The purpose of this post is to discuss what may happen after that, but before doing so, I want to discuss the fallibility of forecast models at this time, and why we don’t have that much confidence in where the system, Invest 99L for now, will go in five to seven days, if it does head toward the Gulf of Mexico.
Model inaccuracy—it’s considerable
Let’s focus on track models. They tell us where a storm will go. Although models can do a fairly good job simulating the large scale steering currents that guide storm motion, such as upper-level pressure systems, these forecasts remain sketchy when a tropical system is poorly defined. And as I noted earlier, Invest 99L has yet to develop a center of circulation.
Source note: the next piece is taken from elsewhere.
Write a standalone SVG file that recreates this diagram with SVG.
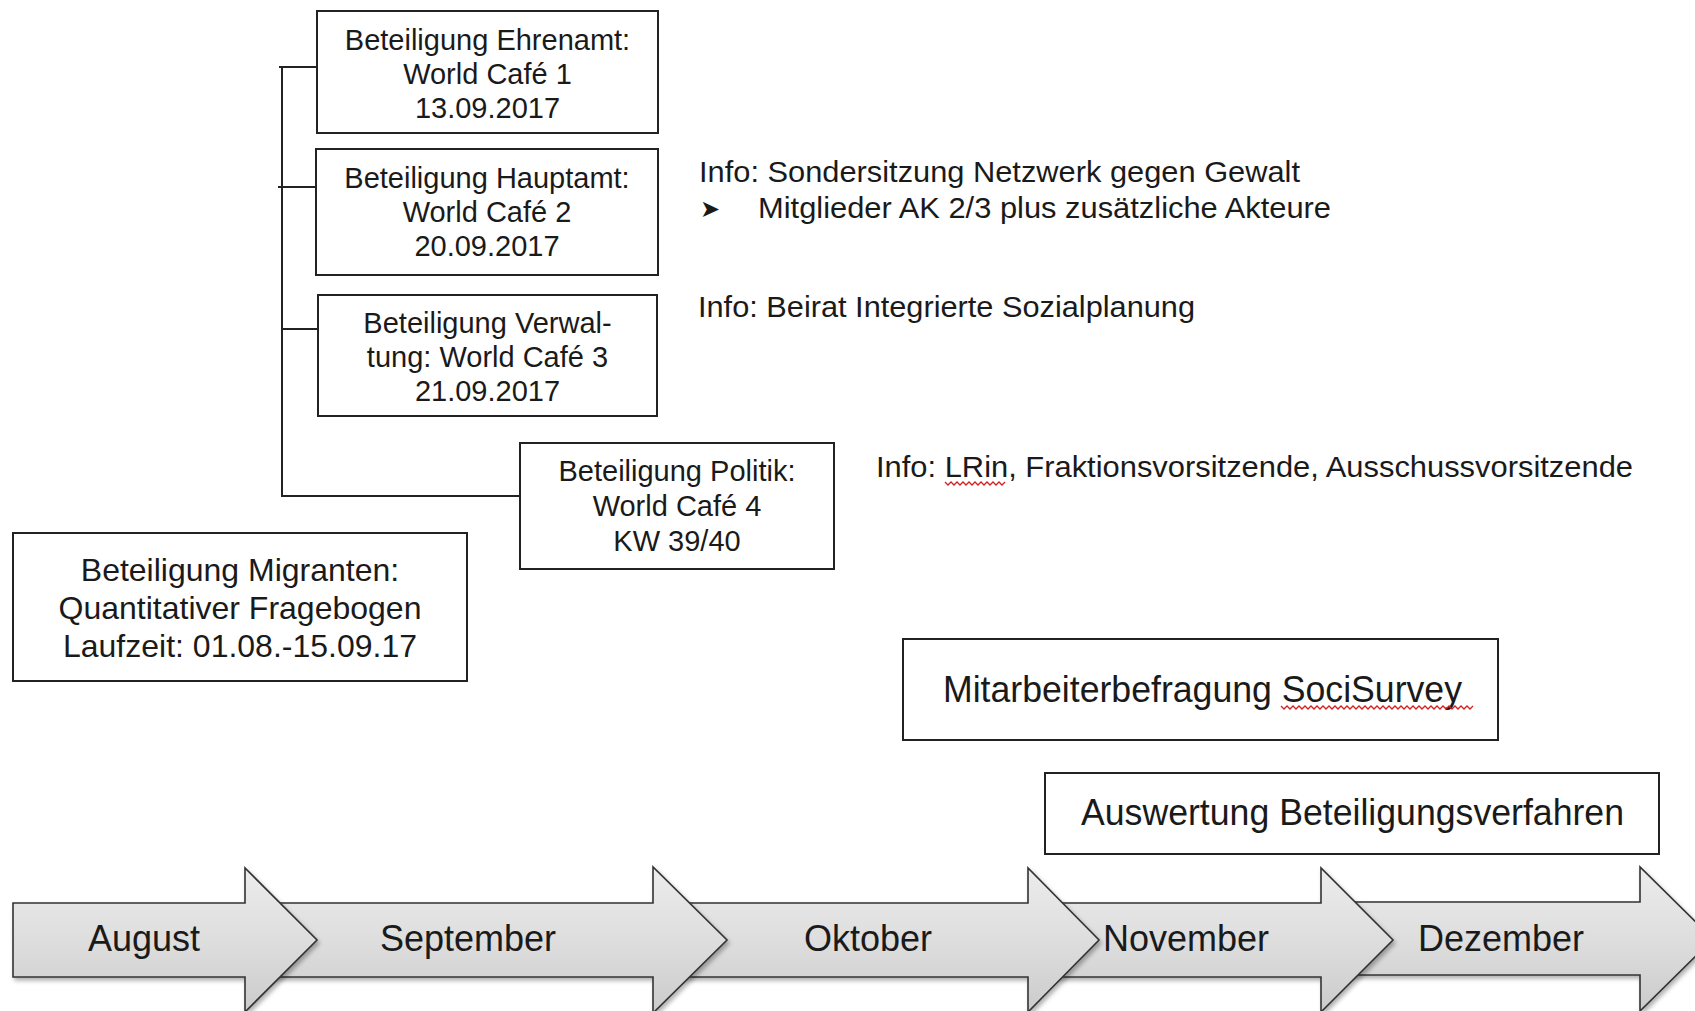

With that said let’s look at track errors for National Hurricane Center forecasts for three classes of storms: hurricanes (which have well defined circulations), strong tropical storms (likewise) and depressions and weak tropical storms (not so much). Actually, the category we’re interested in isn’t even on this chart—”stuff that ain’t formed yet.” Thus at five days we can expect the track error to be at a very minimum of 350 nautical miles for undeveloped tropical systems, and likely much, much more.